I try to image grief as a big solid lump that lives inside me. Over time the size of the grief doesn't change, but the size of the person does (not literally!!) so that the portion of the person that the grief takes up has become less. That is why we need Post Traumatic Growth, to make the grief smaller proportionally because it is impossible to reduce it in real terms.
Post Traumatic Growth can take on many forms; increased spirituality, appreciation of life, the ways we react to others, taking on new possibilities. It is visible in real terms with the new laws that are campaigned for by the families of the bereaved to offer protection where their loved ones found none, or in the Charity endeavours to raise money for those organisations that helped in the hour of need.

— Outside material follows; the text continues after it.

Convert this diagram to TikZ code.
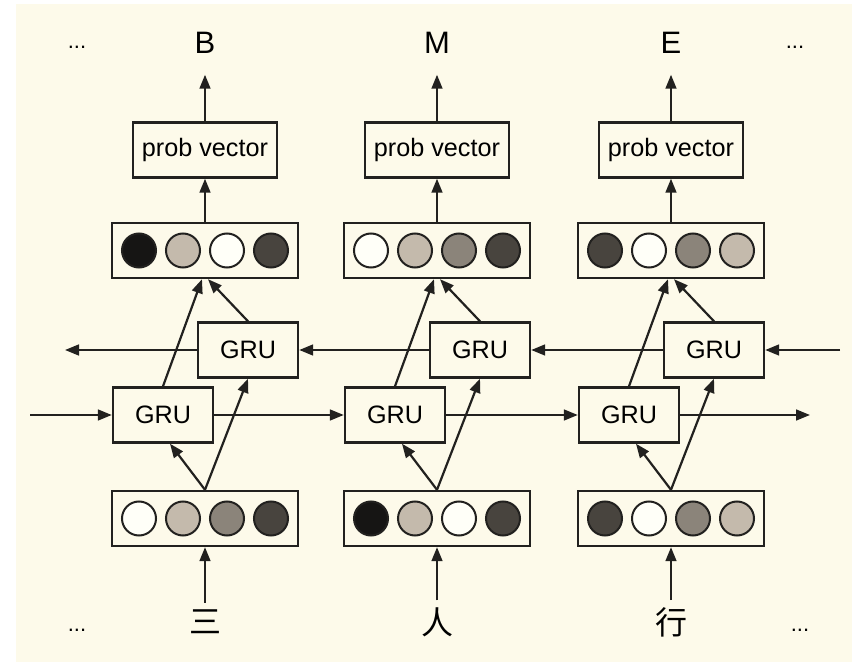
\documentclass[tikz,border=0pt]{standalone}
\usepackage{fontspec}
\setmainfont{Liberation Sans}
\newfontfamily\cjkfont{Noto Sans CJK SC}
\usetikzlibrary{arrows.meta}
\definecolor{paper}{RGB}{253,250,234}
\definecolor{ink}{RGB}{22,21,20}
\definecolor{taupe}{RGB}{196,186,172}
\definecolor{slate}{RGB}{139,132,122}
\definecolor{umber}{RGB}{72,68,62}
\definecolor{blank}{RGB}{255,255,248}
\definecolor{edge}{RGB}{34,33,31}
\tikzset{
  box/.style={draw=edge, line width=1.2pt, fill=paper, inner sep=0pt, minimum height=27.5pt},
  vecbox/.style={box, minimum width=93pt},
  grubox/.style={box, minimum width=50pt, font=\fontsize{12.6}{14}\selectfont},
  probbox/.style={box, minimum width=72pt, font=\fontsize{12.6}{14}\selectfont},
  unit/.style={circle, draw=edge, line width=1pt, minimum size=17pt, inner sep=0pt, fill=#1},
  arr/.style={draw=edge, line width=1.1pt, -{Triangle[length=7pt,width=5.4pt]}},
  tag/.style={font=\fontsize{15.5}{18}\selectfont},
  dots/.style={font=\fontsize{11}{13}\selectfont},
}

\begin{document}
\begin{tikzpicture}[x=0.5pt, y=-0.5pt]
\useasboundingbox (0,0) rectangle (852,663);
\fill[white] (0,0) rectangle (852,663);
\fill[paper] (16,4) rectangle (852,662);

\foreach \i/\x/\lab/\ch/\tc/\bc in {
  1/205/B/三/{ink,taupe,blank,umber}/{blank,taupe,slate,umber},
  2/437/M/人/{blank,taupe,slate,umber}/{ink,taupe,blank,umber},
  3/671/E/行/{umber,blank,slate,taupe}/{umber,blank,slate,taupe}} {
  \node[tag] (out\i) at (\x,43) {\lab};
  \node[probbox] (prob\i) at (\x,150) {prob vector};
  \node[vecbox] (top\i) at (\x,250.5) {};
  \node[grubox] (bwd\i) at (\x+43,350) {GRU};
  \node[grubox] (fwd\i) at (\x-42,415) {GRU};
  \node[vecbox] (bot\i) at (\x,518.5) {};
  \node[font=\cjkfont\fontsize{16}{18}\selectfont] (in\i) at (\x,622) {\ch};
  % the four units of each vector
  \foreach \c [count=\k] in \tc
    \node[unit=\c] (top\i-\k) at ({\x+(\k-2.5)*44},250.5) {};
  \foreach \c [count=\k] in \bc
    \node[unit=\c] (bot\i-\k) at ({\x+(\k-2.5)*44},518.5) {};
  % column connectors
  \draw[arr] (in\i) -- (bot\i);
  \draw[arr] (bot\i.north) -- ([xshift=3.5pt]fwd\i.south);
  \draw[arr] (bot\i.north) -- (bwd\i.south);
  \draw[arr] (fwd\i.north) -- ([xshift=-1.5pt]top\i.south);
  \draw[arr] (bwd\i.north) -- ([xshift=1.5pt]top\i.south);
  \draw[arr] (top\i) -- (prob\i);
  \draw[arr, shorten >=7pt] (prob\i) -- (out\i);
}

% recurrent chains
\coordinate (fin) at (30,415);
\coordinate (fout) at (810,415);
\coordinate (bin) at (840,350);
\coordinate (bout) at (65,350);
\draw[arr] (fin) -- (fwd1);
\draw[arr] (fwd1) -- (fwd2);
\draw[arr] (fwd2) -- (fwd3);
\draw[arr] (fwd3) -- (fout);
\draw[arr] (bin) -- (bwd3);
\draw[arr] (bwd3) -- (bwd2);
\draw[arr] (bwd2) -- (bwd1);
\draw[arr] (bwd1) -- (bout);

\node[dots] (dtl) at (77,47) {...};
\node[dots] (dtr) at (795,47) {...};
\node[dots] (dbl) at (77,630) {...};
\node[dots] (dbr) at (800,630) {...};
\end{tikzpicture}
\end{document}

For me, my personal growth has involved raising money for Alder Hey, which remains ongoing, and in addition to the thousand of pounds raised, has forced me to take on challenges that I always considered, but never followed through with. I have also gone back to college, something I never thought I'd do. Taking the time to study something I am interested in, just for me, has been a revelation. Learning really is like a reawakening. Finally, I guess this blog is also a large part of my growth, it has rekindled my love of writing and thinking from a more spiritual level.
As always, none of this would be possible without the love and support of my family and friends.
I may walk with a metaphysical limp, but I do so with a strength I did not have before.